DLP impact in Sarawak can be gauged after first batch reaches Form Four, says state minister

State Education, Innovation and Talent Development Minister Datuk Roland Sagah (centre), flanked by his deputy ministers Datuk Francis Harden (left) and Dr Annuar Rapaee, at the state assembly in Kuching. - ZULAZHAR SHEBLEE/The Star

KUCHING: The impact of the dual language programme (DLP) in Sarawak schools can only be fully assessed once the first batch of students reaches Form Four, says Datuk Roland Sagah.

The state Education, Innovation and Talent Development Minister said this was because the students would be streamed into Science and Arts classes in Form Four.

"Now we are only up to Year Four because we started the DLP in 2019. So, it's too early to tell but we hope for the best," he told reporters after delivering his winding-up speech at the state assembly here on Monday (May 22).

In his speech earlier, Sagah said Science and Mathematics were taught in English at all 1,265 primary schools in Sarawak under the DLP.

He said Science and Mathematics teachers as well as non-option teachers were selected for training based on their competencies in English.

"Pertaining to the non-option teachers, they are selected based on their background in Science and Mathematics,” said Sagah.

"The state Education Department deems that they are suitably qualified to teach Science and Mathematics, despite not specialising in these subjects," he added.

Sagah said in some isolated cases, especially in low-enrolment schools, a small number of non-option teachers without Science and Mathematics background were selected to teach the DLP.

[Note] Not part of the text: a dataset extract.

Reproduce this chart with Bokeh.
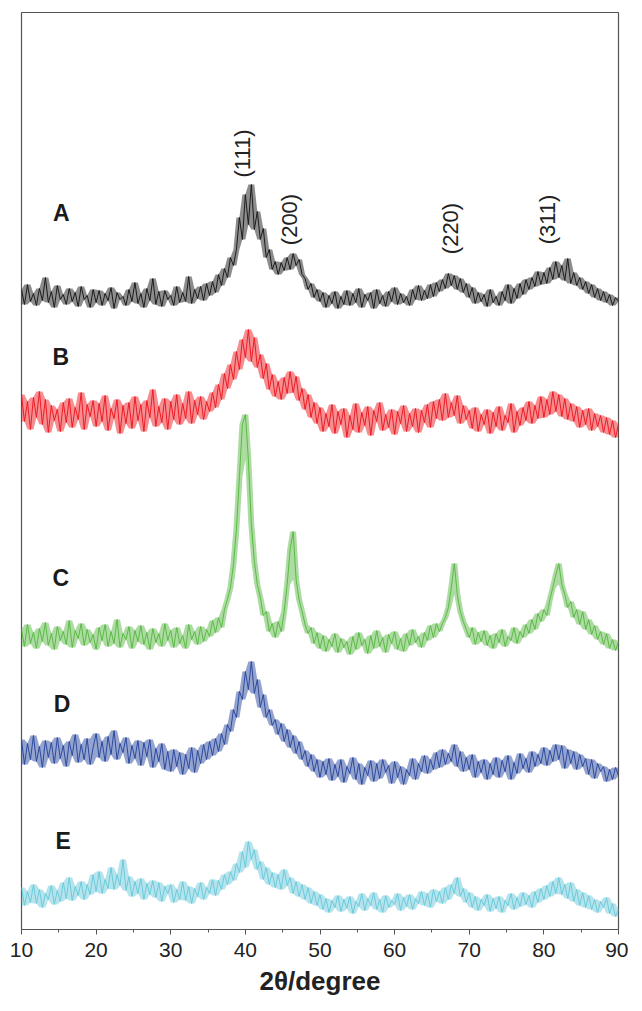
import numpy as np
from bokeh.plotting import figure
from bokeh.models import Range1d, FixedTicker, Label
from bokeh.embed import file_html
from bokeh.resources import INLINE

# 2theta sampling grid (degrees)
two_theta = np.linspace(10, 90, 201)

# intensities (a.u., already stacked) at 0.4 degree steps
A = [640, 625, 645, 628, 636, 624, 641, 629, 652, 627, 638, 622, 644, 630, 635,
     625, 641, 628, 637, 623, 643, 630, 634, 622, 640, 627, 639, 624, 636, 629,
     642, 621, 637, 630, 633, 624, 640, 628, 647, 626, 636, 622, 641, 629, 651,
     625, 638, 623, 639, 630, 634, 624, 643, 627, 637, 628, 653, 626, 640, 631,
     643, 629, 646, 634, 648, 637, 655, 644, 661, 652, 672, 664, 680, 712, 690,
     735, 705, 745, 700, 718, 690, 701, 672, 680, 660, 668, 655, 667, 659, 672,
     660, 676, 664, 670, 655, 651, 640, 646, 632, 640, 628, 637, 622, 634, 626,
     638, 621, 633, 625, 639, 624, 636, 627, 641, 622, 635, 629, 637, 621, 640,
     626, 634, 623, 638, 628, 642, 625, 636, 627, 633, 624, 640, 630, 644, 629,
     639, 631, 645, 633, 647, 638, 650, 641, 656, 644, 654, 640, 651, 637, 646,
     632, 642, 626, 637, 628, 635, 623, 640, 627, 633, 624, 638, 629, 645, 626,
     641, 631, 646, 635, 650, 640, 652, 643, 658, 645, 657, 646, 662, 650, 668,
     652, 664, 649, 671, 646, 657, 644, 652, 640, 648, 636, 645, 632, 641, 629,
     638, 627, 635, 624, 632, 628]
B = [535, 508, 528, 500, 532, 512, 538, 505, 530, 497, 524, 509, 520, 498, 527,
     507, 531, 502, 522, 510, 537, 500, 525, 513, 529, 503, 526, 508, 534, 499,
     521, 511, 530, 496, 524, 506, 527, 501, 533, 509, 525, 498, 529, 512, 540,
     503, 523, 507, 531, 500, 528, 510, 535, 505, 526, 511, 538, 506, 529, 515,
     533, 510, 528, 518, 537, 522, 545, 530, 556, 541, 565, 550, 578, 560, 590,
     572, 600, 568, 592, 562, 575, 551, 566, 540, 555, 533, 548, 530, 552, 536,
     558, 537, 553, 529, 541, 520, 535, 512, 527, 506, 522, 498, 516, 503, 525,
     496, 518, 505, 521, 492, 514, 500, 526, 497, 517, 504, 523, 494, 519, 508,
     527, 499, 515, 502, 520, 495, 518, 506, 524, 498, 516, 503, 521, 497, 519,
     507, 525, 502, 528, 511, 530, 509, 536, 512, 527, 514, 534, 506, 524, 510,
     519, 501, 522, 498, 515, 505, 520, 496, 517, 503, 523, 499, 514, 507, 526,
     497, 518, 504, 522, 509, 528, 506, 524, 511, 533, 512, 530, 515, 538, 518,
     535, 513, 531, 510, 526, 508, 523, 502, 519, 505, 521, 499, 516, 503, 514,
     497, 512, 495, 509, 492, 505]
C = [300, 283, 305, 286, 297, 281, 301, 288, 307, 284, 296, 280, 303, 289, 298,
     285, 309, 282, 299, 291, 306, 284, 300, 287, 295, 280, 302, 289, 305, 283,
     298, 286, 310, 282, 296, 290, 303, 281, 299, 288, 304, 285, 297, 280, 301,
     287, 296, 283, 306, 289, 299, 282, 302, 286, 294, 281, 305, 290, 298, 285,
     303, 288, 300, 293, 309, 297, 312, 302, 320, 330, 342, 365, 400, 452, 505,
     515, 470, 405, 368, 345, 332, 314, 318, 298, 306, 292, 308, 298, 318, 345,
     380, 398, 350, 330, 318, 305, 296, 302, 286, 297, 281, 294, 278, 290, 283,
     296, 277, 291, 282, 288, 275, 293, 280, 297, 284, 290, 276, 294, 281, 299,
     283, 292, 277, 295, 286, 298, 280, 291, 278, 296, 284, 300, 287, 293, 282,
     297, 289, 304, 292, 306, 298, 306, 312, 322, 342, 366, 335, 318, 308, 300,
     292, 302, 285, 297, 288, 299, 284, 294, 281, 296, 287, 300, 283, 293, 289,
     302, 286, 298, 292, 305, 296, 310, 300, 316, 308, 320, 314, 330, 342, 355,
     366, 345, 335, 322, 328, 312, 320, 305, 318, 300, 310, 295, 304, 290, 298,
     285, 296, 281, 290, 279, 288]
D = [190, 165, 186, 170, 194, 168, 183, 162, 189, 172, 187, 166, 192, 171, 184,
     163, 188, 174, 195, 167, 185, 170, 191, 165, 182, 196, 172, 188, 168, 193,
     175, 199, 170, 186, 177, 192, 166, 184, 171, 189, 164, 187, 173, 190, 162,
     181, 168, 186, 160, 178, 158, 180, 163, 177, 155, 175, 161, 182, 157, 179,
     166, 185, 170, 188, 174, 191, 178, 196, 185, 205, 198, 220, 212, 238, 230,
     258, 240, 268, 236, 250, 222, 235, 212, 220, 204, 210, 195, 206, 188, 200,
     182, 194, 176, 188, 170, 179, 163, 175, 158, 170, 152, 168, 155, 171, 149,
     165, 153, 170, 147, 163, 156, 172, 150, 166, 145, 162, 154, 169, 148, 166,
     151, 170, 157, 164, 146, 168, 152, 163, 145, 160, 154, 171, 150, 166, 158,
     174, 156, 170, 160, 177, 162, 180, 165, 176, 168, 185, 163, 178, 158, 172,
     160, 175, 152, 168, 157, 170, 150, 166, 155, 172, 152, 169, 158, 174, 150,
     167, 156, 176, 161, 171, 157, 178, 163, 175, 166, 182, 164, 179, 168, 185,
     170, 184, 161, 180, 166, 178, 160, 175, 163, 171, 155, 170, 151, 166, 158,
     163, 148, 160, 150, 162, 154]
E = [42, 24, 38, 27, 45, 26, 40, 22, 36, 30, 44, 25, 39, 28, 47,
     31, 52, 29, 43, 34, 48, 30, 45, 35, 55, 38, 58, 36, 50, 41,
     62, 40, 55, 44, 70, 39, 53, 33, 48, 36, 51, 30, 46, 35, 49,
     32, 47, 28, 43, 36, 45, 27, 40, 30, 48, 29, 43, 26, 41, 33,
     47, 30, 42, 36, 50, 34, 49, 40, 55, 45, 58, 49, 66, 57, 78,
     62, 88, 70, 80, 60, 68, 50, 62, 45, 57, 42, 55, 40, 60, 44,
     52, 36, 48, 33, 45, 30, 42, 26, 38, 24, 35, 20, 31, 17, 29,
     22, 34, 18, 30, 21, 33, 16, 28, 23, 36, 19, 31, 24, 37, 20,
     30, 17, 34, 22, 29, 25, 36, 19, 32, 23, 35, 20, 31, 26, 38,
     24, 36, 22, 40, 28, 38, 26, 42, 30, 45, 36, 52, 33, 41, 27,
     37, 22, 33, 19, 30, 24, 35, 18, 31, 21, 33, 17, 29, 24, 36,
     20, 32, 23, 37, 25, 34, 22, 38, 27, 41, 30, 44, 33, 48, 36,
     52, 35, 45, 31, 47, 28, 40, 24, 37, 22, 34, 20, 30, 17, 28,
     22, 32, 16, 26, 13, 20]

series_names = ["A", "B", "C", "D", "E"]
series_colors = ["#1c1c1c", "#ec1c24", "#5cb947", "#2c4a9e", "#6ccadb"]
name_x = [15.33, 15.27, 15.27, 15.42, 15.6]
name_y = [717, 573, 352, 226, 89]

peak_labels = ["(111)", "(200)", "(220)", "(311)"]
peak_x = [39.56, 45.9, 67.5, 80.45]
peak_y = [776, 710, 701, 710]

x_ticks = [10, 20, 30, 40, 50, 60, 70, 80, 90]
x_minor = [15, 25, 35, 45, 55, 65, 75, 85]

p = figure(width=628, height=1008, x_range=Range1d(10, 90), y_range=Range1d(0, 917),
           output_backend="svg", toolbar_location=None,
           min_border_left=21, min_border_right=10, min_border_top=12, min_border_bottom=79)

for ys, col in zip([A, B, C, D, E], series_colors):
    arr = np.array(ys, dtype=float)
    padded = np.concatenate([[arr[0]], arr, [arr[-1]]])
    lo = np.minimum(np.minimum(padded[:-2], padded[1:-1]), padded[2:])
    hi = np.maximum(np.maximum(padded[:-2], padded[1:-1]), padded[2:])
    p.varea(x=two_theta, y1=lo, y2=hi, fill_color=col, fill_alpha=0.5)
    p.line(two_theta, arr, line_color=col, line_width=1.0)

for t, x, y in zip(series_names, name_x, name_y):
    p.add_layout(Label(x=x, y=y, text=t, text_font="Liberation Sans", text_font_style="bold",
                       text_font_size="23px", text_color="#1a1a1a",
                       text_align="center", text_baseline="middle"))

for t, x, y in zip(peak_labels, peak_x, peak_y):
    p.add_layout(Label(x=x, y=y, text=t, text_font="Liberation Sans", text_font_size="22px",
                       text_color="#222222", angle=np.pi / 2,
                       text_align="center", text_baseline="middle"))

p.xgrid.grid_line_color = None
p.ygrid.grid_line_color = None
p.yaxis.visible = False
p.outline_line_color = "#555555"
p.outline_line_width = 1.2

ax = p.xaxis[0]
ax.ticker = FixedTicker(ticks=x_ticks, minor_ticks=x_minor)
ax.axis_line_color = "#555555"
ax.axis_line_width = 1.2
ax.major_tick_line_color = "#555555"
ax.minor_tick_line_color = "#555555"
ax.major_tick_in = 0
ax.major_tick_out = 5
ax.minor_tick_in = 0
ax.minor_tick_out = 3
ax.major_label_text_font = "Liberation Sans"
ax.major_label_text_font_size = "21px"
ax.major_label_text_color = "#222222"
ax.major_label_standoff = 8
ax.axis_label = "2θ/degree"
ax.axis_label_text_font = "Liberation Sans"
ax.axis_label_text_font_style = "bold"
ax.axis_label_text_font_size = "26px"
ax.axis_label_text_color = "#222222"
ax.axis_label_standoff = 6

open("out.html", "w").write(file_html(p, INLINE))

"We do not want students at these schools to be left out. In this case, we must congratulate the teachers for accepting the challenge," he said.

Sagah also said the teachers were monitored and assessed by the Education Department through a special task force.

He added that to date, the task force had made 1,101 assessment visits to schools, involving 3,111 out of 5,200 teachers trained for the programme.

"As the programme progresses to Year Six, more teachers will be involved," he said.

He added that the Sarawak DLP was a state initiative fully funded by the state government, with RM15mil spent on the training programme so far.

On education autonomy for Sarawak, Sagah said this was limited to Paragraph 17 of the Inter-Governmental Committee (IGC) Report 1962.

He said Paragraph 17 does not grant full education autonomy to the state but sets conditions for the use of English and Bahasa Malaysia, religious education and the special position of the indigenous people.

"It also affirms the need for the Sarawak education director to consult and seek advice from the state government and allows for local authorities to continue as agents for primary education.

"Pertaining to higher education, Paragraph 17 stipulates the need for Sarawak to be given special consideration in the expansion of facilities," he said.

Sagah said his ministry was working with the Malaysia Agreement 1963 committee to pursue the matter of education autonomy.

"We will not seek anything more or less than what has been stipulated in Paragraph 17 of the IGC Report," he said.